Le volume des produits est suffisant pour couvrir l’ensemble des charges de l’exploitation spécialisée en grandes cultures
Pour comparer le total des produits et des charges de l’exploitation, on peut analyser la valeur des produits par 1 000 € de charges. Ces produits intègrent le solde TVA pour les exploitants qui ne sont pas dans le système TVA normal et les quelques rares produits hors solde. Si la valeur obtenue est inférieure à 1 000 €, cela signifie que les produits de l’exploitation sont insuffisants pour rémunérer l’ensemble des facteurs de production, y compris de la main-d’œuvre familiale et de l’ensemble du capital (en considérant un fermage sur la totalité de la SAU et un intérêt sur le capital).

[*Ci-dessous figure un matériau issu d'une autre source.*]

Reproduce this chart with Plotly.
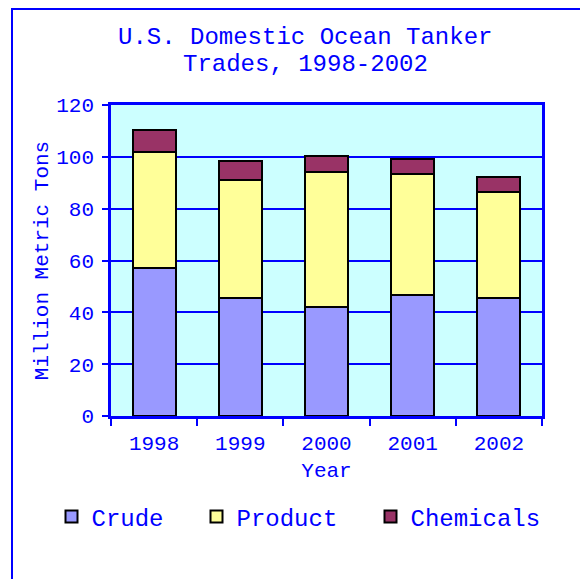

En 2023, l’exploitation spécialisée en grandes cultures a engrangé 1 019 € de produits pour 1 000 € de charges. C’est similaire à la moyenne des dix années précédentes qui indique 1 009 € de produits par 1 000 € de charges. En d’autres mots, l’exploitation spécialisée en grandes cultures est en moyenne, tout juste en mesure de couvrir l’ensemble de ses charges (réelles et calculées). Si la situation s’est dégradée de 2014 à 2016, les années 2020 à 2023 retrouvent une valeur plus proche de celles observées début 2010, l’année 2022 étant la meilleure.